- Born: April 29, 1924 San Diego, California, U.S.
- Died: May 17, 2005 (aged 81)
- Education: Pomona College, San Diego State University, University of California, Los Angeles
- Known for: Father of automated essay scoring, creator of Project Essay Grade (PEG)
- Scientific career
- Fields: Educational psychology, automated essay scoring
- Workplaces: University of Connecticut, Duke University, Massachusetts Institute of Technology, Harvard University

= Ellis Batten Page =

Father of automated essay scoring

Ellis Batten “Bo” Page Ed.D. (April 29, 1924 – May 17, 2005) is widely acknowledged as the father of automated essay scoring, a multi-disciplinary field exploring computer evaluation and scoring of student writing, particularly essays. Page's development of and pioneering work with Project Essay Grade (PEG) software in the mid-1960s set the stage for the practical application of computer essay scoring technology following the microcomputer revolution of the 1990s.

== Background ==
Page was born in San Diego, CA. He was a United States Marine Corps veteran, he graduated from Pomona College (Claremont, CA), and he taught high school English while pursuing his master's degree in English at San Diego State University (1955). He received his Ed.D. degree in educational psychology from the University of California, Los Angeles in 1958.

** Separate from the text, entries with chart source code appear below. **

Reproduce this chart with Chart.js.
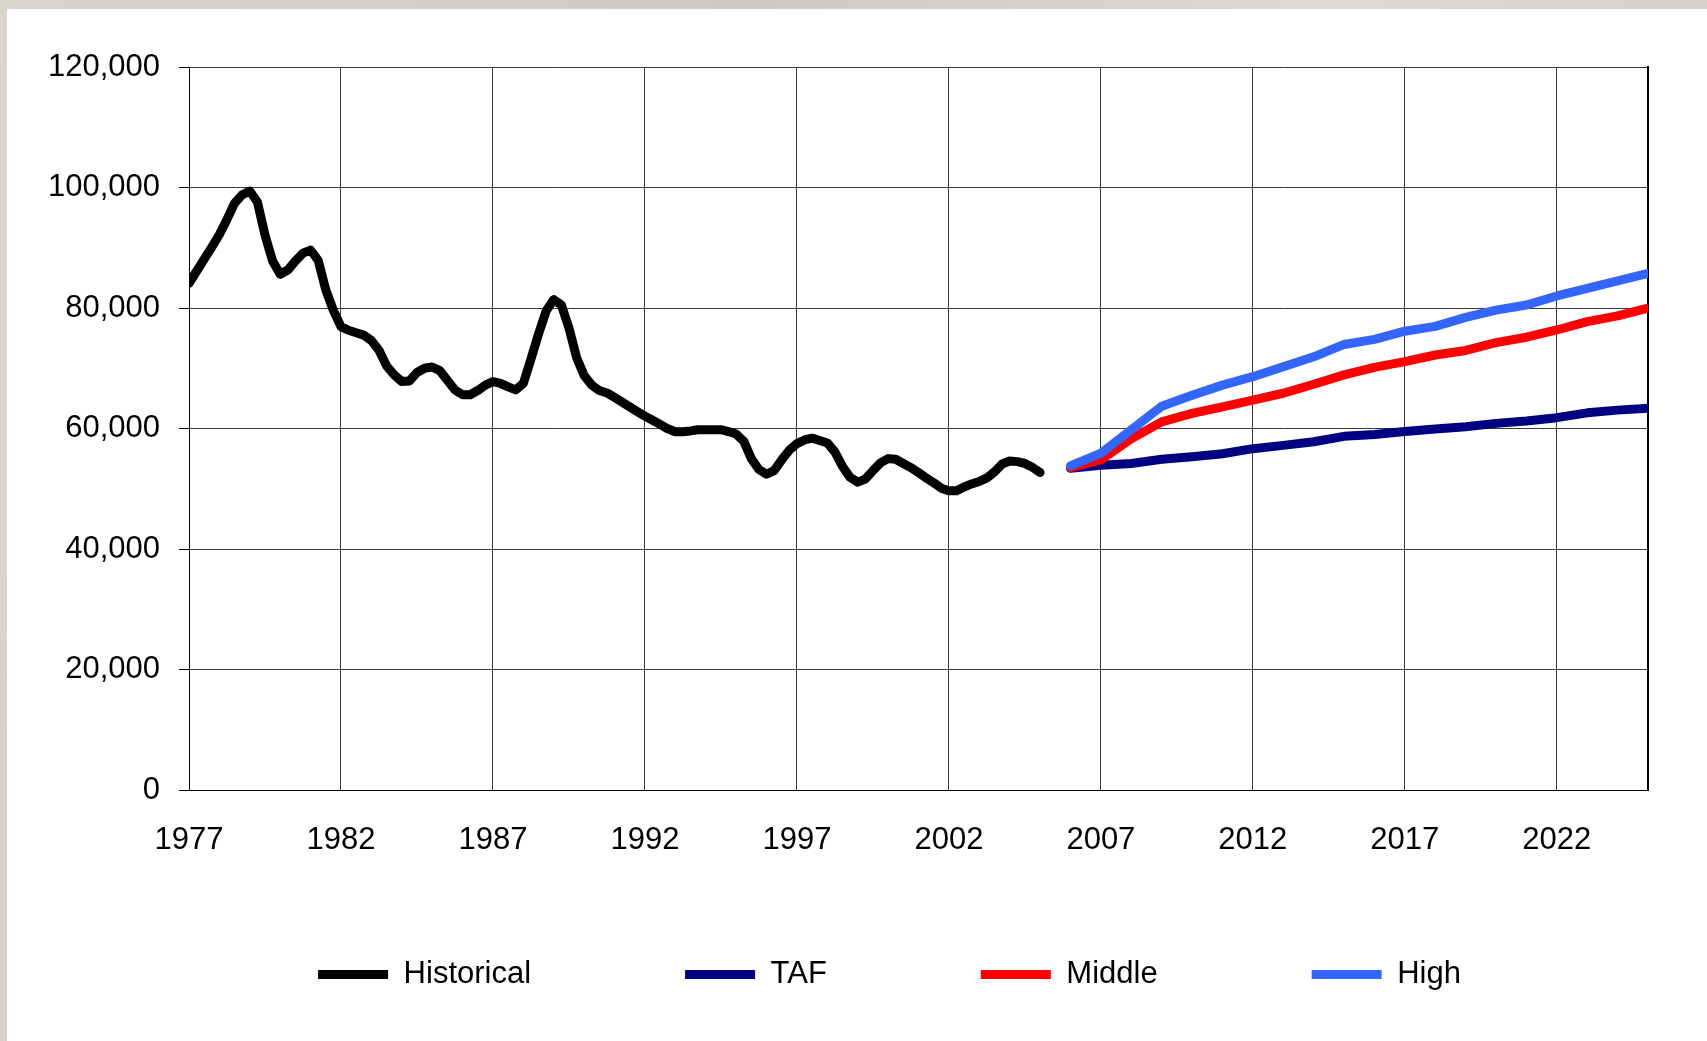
<!DOCTYPE html>
<html>
<head>
<meta charset="utf-8">
<script src="https://cdn.jsdelivr.net/npm/chart.js@4.4.1/dist/chart.umd.min.js"></script>
<style>
  html, body { margin: 0; padding: 0; }
  body {
    width: 1707px; height: 1041px; overflow: hidden; position: relative;
    background: linear-gradient(100deg, #d9d5cd 0%, #cfcac1 40%, #dedad3 70%, #d3cec6 100%);
  }
  #panel { position: absolute; left: 7px; top: 9px; width: 1700px; height: 1032px; background: #fff; }
</style>
</head>
<body>
<div id="panel"><canvas id="chart" width="1700" height="1032"></canvas></div>
<script>
// x axis labels (years) and y axis range
const yearTicks = [1977, 1982, 1987, 1992, 1997, 2002, 2007, 2012, 2017, 2022];
const yTicks = [0, 20000, 40000, 60000, 80000, 100000, 120000];

// historical series, quarterly from 1977 Q1 to 2005 Q1
const histStart = 1977;
const historical = [
  84100, 86100, 88100, 90100,
  92200, 94700, 97400, 98800,
  99400, 97600, 92100, 87800,
  85600, 86300, 87800, 89100,
  89600, 87900, 83000, 79600,
  76900, 76300, 75900, 75500,
  74600, 73000, 70400, 68900,
  67800, 67900, 69300, 70000,
  70200, 69600, 68000, 66400,
  65600, 65600, 66300, 67200,
  67800, 67500, 66900, 66400,
  67500, 71500, 75700, 79500,
  81400, 80500, 76700, 71800,
  68800, 67200, 66300, 65900,
  65150, 64370, 63590, 62800,
  62050, 61370, 60690, 59950,
  59470, 59470, 59600, 59800,
  59800, 59800, 59800, 59500,
  59100, 57900, 55000, 53200,
  52400, 53000, 54800, 56400,
  57500, 58100, 58400, 58000,
  57600, 56100, 53700, 51900,
  51100, 51600, 53000, 54300,
  55000, 54900, 54200, 53500,
  52700, 51800, 51000, 50100,
  49650, 49650, 50300, 50800,
  51200, 51800, 52800, 54100,
  54600, 54500, 54200, 53550,
  52700
];

// forecasts, annual 2006 - 2025
const forecastYears = [2006, 2007, 2008, 2009, 2010, 2011, 2012, 2013, 2014, 2015,
                       2016, 2017, 2018, 2019, 2020, 2021, 2022, 2023, 2024, 2025];
const taf = [53400, 53900, 54200, 54900, 55300, 55800, 56650, 57200, 57800, 58700,
             59000, 59500, 59900, 60300, 60850, 61250, 61800, 62600, 63050, 63350];
const middle = [53500, 54800, 58300, 61100, 62500, 63600, 64700, 65850, 67350, 68900,
                70150, 71100, 72200, 72950, 74250, 75150, 76350, 77750, 78700, 80000];
const high = [53800, 55900, 59800, 63700, 65500, 67200, 68600, 70250, 71900, 73950,
              74800, 76150, 76950, 78450, 79650, 80500, 82000, 83250, 84500, 85750];

const font = { family: "'Liberation Sans', Arial, sans-serif", size: 31 };

const histPoints = historical.map((v, i) => ({ x: histStart + i / 4, y: v }));
const toPoints = (vals) => vals.map((v, i) => ({ x: forecastYears[i], y: v }));

function lineSet(label, data, color, order) {
  return {
    label: label,
    data: data,
    borderColor: color,
    backgroundColor: color,
    borderWidth: 9,
    borderCapStyle: 'round',
    borderJoinStyle: 'round',
    pointRadius: 0,
    tension: 0,
    fill: false,
    order: order
  };
}

// move the legend row to where the original one sits (slightly right of centre, below the labels)
const legendPlace = {
  id: 'legendPlace',
  afterLayout(chart) {
    const lg = chart.legend;
    lg.left += 62;
    lg.right += 62;
    lg.top = 796;
    lg.bottom = 1032;
    lg.height = lg.bottom - lg.top;
  }
};

new Chart(document.getElementById('chart'), {
  type: 'line',
  data: {
    datasets: [
      lineSet('Historical', histPoints, '#000000', 3),
      lineSet('TAF', toPoints(taf), '#000080', 2),
      lineSet('Middle', toPoints(middle), '#ff0000', 1),
      lineSet('High', toPoints(high), '#3366ff', 0)
    ]
  },
  plugins: [legendPlace],
  options: {
    responsive: false,
    animation: false,
    layout: { padding: { left: 0, right: 59, top: 58, bottom: 0 } },
    plugins: {
      legend: {
        position: 'bottom',
        maxHeight: 171,
        labels: {
          usePointStyle: true,
          pointStyle: 'line',
          pointStyleWidth: 70,
          padding: 154,
          color: '#000',
          font: font,
          sort: (a, b) => a.datasetIndex - b.datasetIndex
        }
      },
      tooltip: { enabled: false }
    },
    scales: {
      x: {
        type: 'linear',
        min: 1977,
        max: 2025,
        afterBuildTicks: (s) => { s.ticks = yearTicks.map(v => ({ value: v })); },
        afterFit: (s) => { s.height = 80; },
        grid: { color: '#3a3a3a', lineWidth: 1, drawTicks: false },
        border: { color: '#000', width: 1 },
        ticks: {
          padding: 32, color: '#000', font: font,
          maxRotation: 0, autoSkip: false,
          callback: (v) => String(v)
        }
      },
      y: {
        min: 0,
        max: 120000,
        afterBuildTicks: (s) => { s.ticks = yTicks.map(v => ({ value: v })); },
        afterFit: (s) => { s.width = 182; },
        grid: { color: '#3a3a3a', lineWidth: 1, tickLength: 10, tickColor: '#000' },
        border: { color: '#000', width: 1 },
        ticks: {
          padding: 19, color: '#000', font: font,
          callback: (v) => v.toLocaleString('en-US')
        }
      },
      y2: {
        position: 'right',
        grid: { display: false },
        ticks: { display: false },
        border: { display: true, color: '#000', width: 2 },
        afterFit: (s) => { s.width = 0; }
      }
    }
  }
});
</script>
</body>
</html>
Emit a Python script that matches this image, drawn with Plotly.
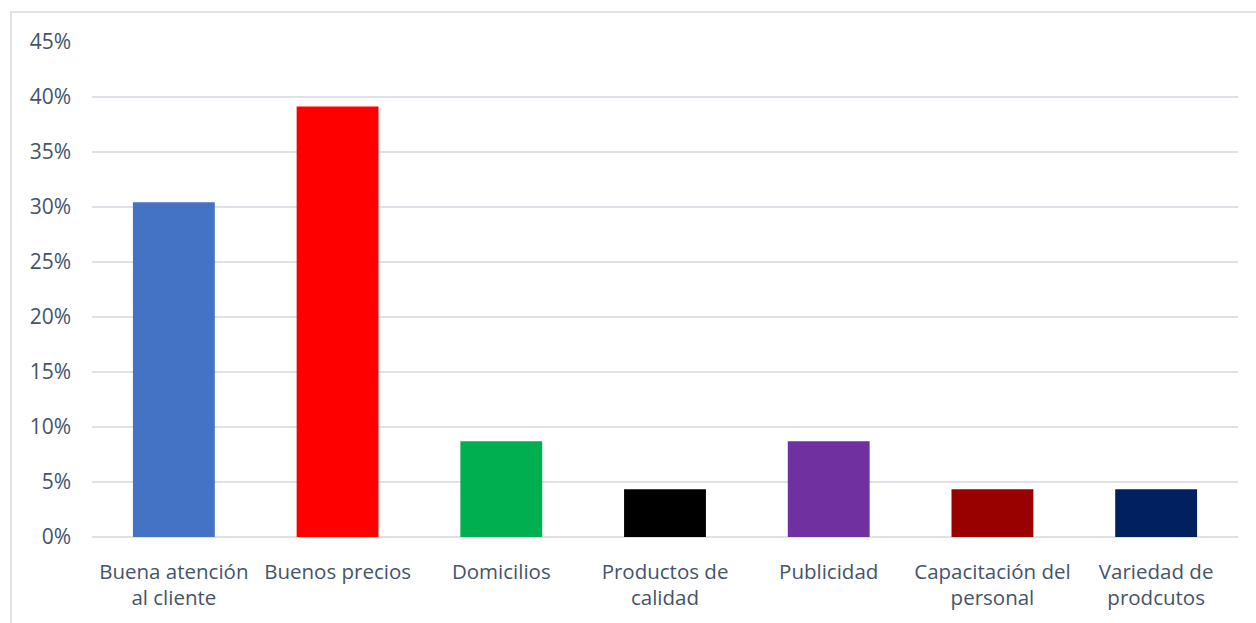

Page served as a professor of education and psychology for several academic institutions before joining the University of Connecticut (Storrs) in 1962 as Professor of Educational Psychology and Director, Bureau of Educational Research. It was during his tenure there (in late 1964) that Page began the development of PEG software, inspired by the convergence of computational linguistics, artificial intelligence technology, and his own experience as a high school English teacher.

== Research ==

Page's research earned him a number of academic appointments including Visiting Scientist at the Massachusetts Institute of Technology (1967–68) and Visiting Professor of Experimental Design at Harvard University (1968–69). Fluent in Spanish, Page also lectured extensively on issues and trends in educational psychology in Spain and South America.

Page published more than 250 research articles, technical reports and papers. He was president of the American Psychological Association’s Division of Educational Psychology (1976–77) and a founding editor of the division's journal, Educational Psychologist. Page also served as president of the American Educational Research Association (1979–80) and contributed to the editorial review boards of several other publications, including the Journal of Educational Measurement of the National Council on Measurement in Education (NCME).

==Products==

In 1979, Page joined the faculty of Duke University as Professor of Educational Psychology and Research and remained there until 2002. During his tenure, Page renewed his development and research in automated scoring and, in 1993, formed Tru-Judge, Inc., anticipating the potential for commercial applications of the software. In 2002, and in declining health, Page retired from Duke University and sold the intellectual property assets of Tru-Judge to Measurement Incorporated, an educational assessment company specializing in the development and scoring of large-scale assessments.